I also showed them to a restaurant supply store where they bought several "greasebuckets." Now I didn't know "greasebucket" was a technical term---I thought that was just what my dad called the kids he didn't want me hanging out with in high school. But with several actual greasebuckets in tow, yesterday I followed these intrepid travelers around southeast Detroit scavenging for grease. Several ethnic restaurants and luncheonettes were a bust: "We just pour our grease in the dumpster," they all shrugged.

Our friends described how to tell by the color of the oil the last time it was changed; some restaurants almost never change their oil, they insisted. "They just let it go solid overnight, then reheat it the next day," they said. French fries have never seemed so unappetizing.

I waited for what seemed like forever outside our local Chinese takeaway, sure that they'd emerge with a few gallons of vintage-Mercedes-propelling fuel. Wood orders food from this place every couple of weeks or so (she is a big fan of the deep-fried General Tso's chicken, especially now that she is pregnant). They emerged shaking their heads in dismay. "Lard!" they said. "That's all they use. Not a drop of vegetable oil in the house. You can't eat there anymore!"

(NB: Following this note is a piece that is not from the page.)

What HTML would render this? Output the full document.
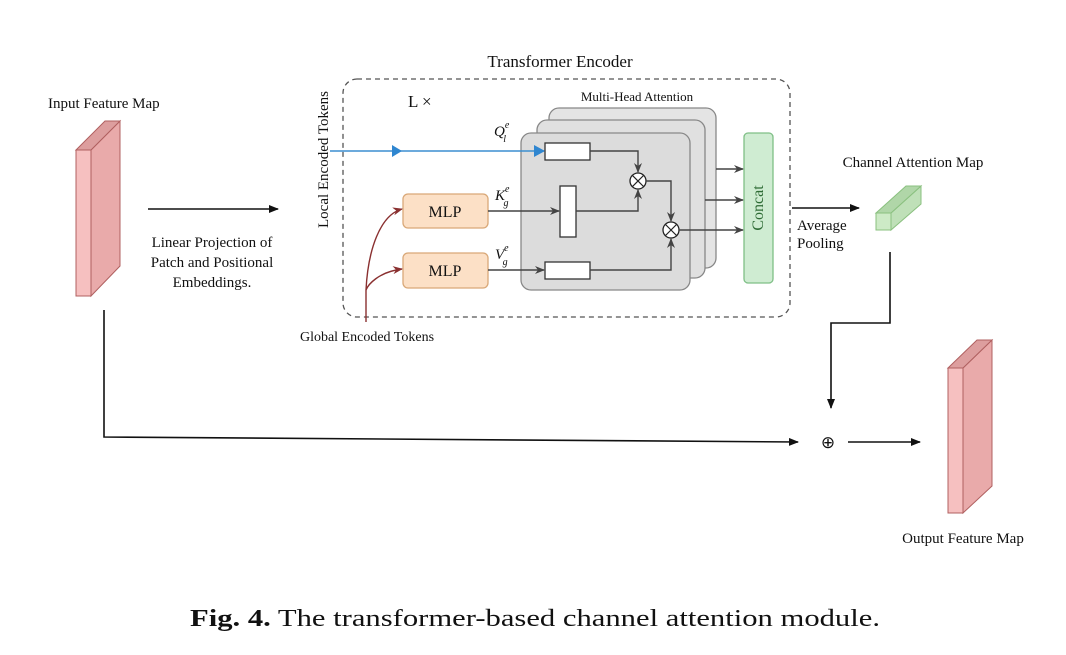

This is all wrong, I think. We order food from restaurants so we don't have to think about what goes into it. It just tastes better that way. Now I'll never be able to enjoy that Chinese food again, knowing that's cooked in giant vats of putrid month-old pig back fat. Now I'm going to spend half the time I look at any menu wondering what kind of oil is in the restaurant's deep fryers. This must be kind of what it's like to learn that all those plastic licensed-character toys you bought at Wal-Mart were made in shoddy Chinese sweatshops and filled with enough lead to regularly send your kids into a hyperirritable lead-induced stupor, or worse.

Man, I hate it when the hippies are right.